* GIVEN REQUEST *
Return the lines below that carry the word "code".

* DATASET EXTRACT *
╔══
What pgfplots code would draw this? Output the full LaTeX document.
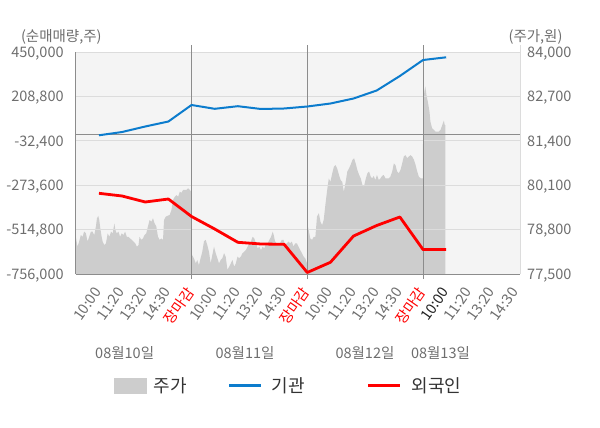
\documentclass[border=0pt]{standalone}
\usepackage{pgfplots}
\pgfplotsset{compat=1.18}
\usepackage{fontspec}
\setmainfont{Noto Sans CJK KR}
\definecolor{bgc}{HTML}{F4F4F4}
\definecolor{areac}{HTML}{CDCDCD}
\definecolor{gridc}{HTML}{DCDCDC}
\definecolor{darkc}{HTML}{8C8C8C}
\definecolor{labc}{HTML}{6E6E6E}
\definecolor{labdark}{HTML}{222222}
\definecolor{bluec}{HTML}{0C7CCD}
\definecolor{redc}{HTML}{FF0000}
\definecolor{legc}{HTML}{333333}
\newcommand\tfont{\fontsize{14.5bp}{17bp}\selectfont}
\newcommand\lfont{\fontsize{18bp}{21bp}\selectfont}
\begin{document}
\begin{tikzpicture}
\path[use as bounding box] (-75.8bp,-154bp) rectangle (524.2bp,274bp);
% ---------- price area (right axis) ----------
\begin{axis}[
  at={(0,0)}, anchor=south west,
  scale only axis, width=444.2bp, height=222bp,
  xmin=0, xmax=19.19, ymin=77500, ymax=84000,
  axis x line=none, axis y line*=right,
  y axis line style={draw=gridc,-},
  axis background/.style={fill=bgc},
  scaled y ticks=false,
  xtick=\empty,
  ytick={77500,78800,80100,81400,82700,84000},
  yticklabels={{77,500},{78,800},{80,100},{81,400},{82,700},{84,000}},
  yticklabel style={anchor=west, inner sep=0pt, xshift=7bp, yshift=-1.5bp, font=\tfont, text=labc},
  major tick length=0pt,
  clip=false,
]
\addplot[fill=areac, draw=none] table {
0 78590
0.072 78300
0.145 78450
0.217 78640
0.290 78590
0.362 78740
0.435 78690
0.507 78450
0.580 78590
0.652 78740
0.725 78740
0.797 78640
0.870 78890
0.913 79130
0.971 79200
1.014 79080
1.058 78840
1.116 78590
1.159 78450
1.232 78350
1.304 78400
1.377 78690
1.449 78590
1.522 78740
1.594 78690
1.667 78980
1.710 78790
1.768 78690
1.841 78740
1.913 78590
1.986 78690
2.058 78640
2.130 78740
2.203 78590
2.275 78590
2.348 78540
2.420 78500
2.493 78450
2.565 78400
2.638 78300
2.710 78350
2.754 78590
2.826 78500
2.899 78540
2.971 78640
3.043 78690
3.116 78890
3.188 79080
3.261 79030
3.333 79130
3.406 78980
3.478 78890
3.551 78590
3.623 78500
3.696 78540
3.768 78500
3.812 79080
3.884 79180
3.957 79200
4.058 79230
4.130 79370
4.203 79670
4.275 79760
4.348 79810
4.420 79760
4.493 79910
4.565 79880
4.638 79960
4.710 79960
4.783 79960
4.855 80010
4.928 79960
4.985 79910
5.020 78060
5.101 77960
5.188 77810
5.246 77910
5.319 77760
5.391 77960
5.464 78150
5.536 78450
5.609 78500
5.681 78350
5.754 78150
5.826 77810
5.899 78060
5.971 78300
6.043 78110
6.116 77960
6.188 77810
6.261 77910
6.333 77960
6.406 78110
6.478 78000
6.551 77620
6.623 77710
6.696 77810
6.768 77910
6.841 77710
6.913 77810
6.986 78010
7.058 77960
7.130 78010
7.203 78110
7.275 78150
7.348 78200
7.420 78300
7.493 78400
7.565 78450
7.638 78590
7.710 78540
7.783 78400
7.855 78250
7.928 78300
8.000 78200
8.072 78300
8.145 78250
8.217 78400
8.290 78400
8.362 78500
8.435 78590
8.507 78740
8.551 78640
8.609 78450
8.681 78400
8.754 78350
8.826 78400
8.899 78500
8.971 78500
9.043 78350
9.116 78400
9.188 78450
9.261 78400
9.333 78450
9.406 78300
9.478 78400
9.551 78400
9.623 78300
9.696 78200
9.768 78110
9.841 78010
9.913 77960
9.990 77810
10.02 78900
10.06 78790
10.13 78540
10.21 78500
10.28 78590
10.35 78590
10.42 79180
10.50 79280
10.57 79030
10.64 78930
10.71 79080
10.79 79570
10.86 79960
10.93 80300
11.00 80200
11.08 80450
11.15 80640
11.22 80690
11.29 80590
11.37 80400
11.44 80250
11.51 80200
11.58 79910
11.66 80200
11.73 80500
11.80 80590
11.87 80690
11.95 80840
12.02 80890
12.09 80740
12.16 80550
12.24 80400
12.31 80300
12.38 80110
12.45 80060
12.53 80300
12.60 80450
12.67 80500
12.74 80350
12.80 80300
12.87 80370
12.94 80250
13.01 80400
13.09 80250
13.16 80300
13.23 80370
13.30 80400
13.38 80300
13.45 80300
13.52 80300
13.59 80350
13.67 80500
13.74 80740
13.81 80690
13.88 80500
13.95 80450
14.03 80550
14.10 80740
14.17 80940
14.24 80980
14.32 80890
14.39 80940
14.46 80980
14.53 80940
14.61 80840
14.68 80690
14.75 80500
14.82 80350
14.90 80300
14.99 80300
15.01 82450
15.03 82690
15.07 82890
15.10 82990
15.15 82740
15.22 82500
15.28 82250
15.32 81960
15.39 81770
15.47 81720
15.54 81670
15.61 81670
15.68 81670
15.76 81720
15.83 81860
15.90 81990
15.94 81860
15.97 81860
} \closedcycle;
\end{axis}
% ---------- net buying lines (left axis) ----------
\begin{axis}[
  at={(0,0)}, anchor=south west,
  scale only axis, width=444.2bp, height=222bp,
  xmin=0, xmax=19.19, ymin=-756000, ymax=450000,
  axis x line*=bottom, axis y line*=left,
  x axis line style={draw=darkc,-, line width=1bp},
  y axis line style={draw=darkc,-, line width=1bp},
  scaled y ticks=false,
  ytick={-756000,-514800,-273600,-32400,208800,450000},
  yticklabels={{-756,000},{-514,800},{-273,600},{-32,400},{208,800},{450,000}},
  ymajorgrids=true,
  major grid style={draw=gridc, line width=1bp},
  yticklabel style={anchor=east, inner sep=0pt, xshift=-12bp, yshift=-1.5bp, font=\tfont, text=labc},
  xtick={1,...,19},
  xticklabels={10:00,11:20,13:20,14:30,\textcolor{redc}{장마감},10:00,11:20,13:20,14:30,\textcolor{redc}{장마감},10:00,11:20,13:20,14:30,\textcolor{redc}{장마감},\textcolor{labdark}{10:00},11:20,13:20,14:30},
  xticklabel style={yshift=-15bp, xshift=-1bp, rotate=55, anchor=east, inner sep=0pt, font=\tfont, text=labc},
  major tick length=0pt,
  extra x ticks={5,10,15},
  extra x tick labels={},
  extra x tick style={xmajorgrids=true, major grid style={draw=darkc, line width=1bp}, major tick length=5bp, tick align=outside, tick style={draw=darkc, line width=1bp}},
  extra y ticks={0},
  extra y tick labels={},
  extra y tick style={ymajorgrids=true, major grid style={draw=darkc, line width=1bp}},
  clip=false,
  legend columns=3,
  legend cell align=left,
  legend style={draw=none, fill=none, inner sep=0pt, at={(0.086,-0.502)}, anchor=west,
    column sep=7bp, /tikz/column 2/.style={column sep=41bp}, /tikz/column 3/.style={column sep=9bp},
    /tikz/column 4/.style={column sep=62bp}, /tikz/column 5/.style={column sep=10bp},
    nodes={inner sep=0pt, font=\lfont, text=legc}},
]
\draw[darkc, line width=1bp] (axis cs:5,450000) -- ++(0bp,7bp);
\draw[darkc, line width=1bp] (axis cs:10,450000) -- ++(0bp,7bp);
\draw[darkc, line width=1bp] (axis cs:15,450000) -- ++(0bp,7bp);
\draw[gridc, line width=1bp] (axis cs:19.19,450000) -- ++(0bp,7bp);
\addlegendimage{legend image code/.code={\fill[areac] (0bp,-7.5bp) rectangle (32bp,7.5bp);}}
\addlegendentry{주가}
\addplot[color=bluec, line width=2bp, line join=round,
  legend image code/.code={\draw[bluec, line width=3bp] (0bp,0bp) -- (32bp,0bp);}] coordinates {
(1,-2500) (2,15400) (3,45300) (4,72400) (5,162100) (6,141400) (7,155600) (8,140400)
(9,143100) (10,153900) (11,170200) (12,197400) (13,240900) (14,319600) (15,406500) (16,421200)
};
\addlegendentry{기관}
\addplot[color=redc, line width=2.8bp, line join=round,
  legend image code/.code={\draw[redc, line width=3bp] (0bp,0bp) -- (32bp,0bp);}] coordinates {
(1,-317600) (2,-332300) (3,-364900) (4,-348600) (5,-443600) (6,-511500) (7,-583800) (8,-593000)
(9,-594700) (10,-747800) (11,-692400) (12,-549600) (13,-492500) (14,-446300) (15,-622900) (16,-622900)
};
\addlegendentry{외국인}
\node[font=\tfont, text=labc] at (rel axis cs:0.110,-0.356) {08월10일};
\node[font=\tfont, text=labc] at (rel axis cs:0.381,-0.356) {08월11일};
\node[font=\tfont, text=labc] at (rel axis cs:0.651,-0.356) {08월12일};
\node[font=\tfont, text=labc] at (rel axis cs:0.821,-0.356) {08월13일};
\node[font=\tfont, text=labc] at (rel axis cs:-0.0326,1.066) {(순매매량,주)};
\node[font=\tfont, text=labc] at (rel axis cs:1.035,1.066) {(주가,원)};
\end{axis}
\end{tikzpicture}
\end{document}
╚══
* WORKED ANSWER *
What pgfplots code would draw this? Output the full LaTeX document.
\addlegendimage{legend image code/.code={\fill[areac] (0bp,-7.5bp) rectangle (32bp,7.5bp);}}
  legend image code/.code={\draw[bluec, line width=3bp] (0bp,0bp) -- (32bp,0bp);}] coordinates {
  legend image code/.code={\draw[redc, line width=3bp] (0bp,0bp) -- (32bp,0bp);}] coordinates {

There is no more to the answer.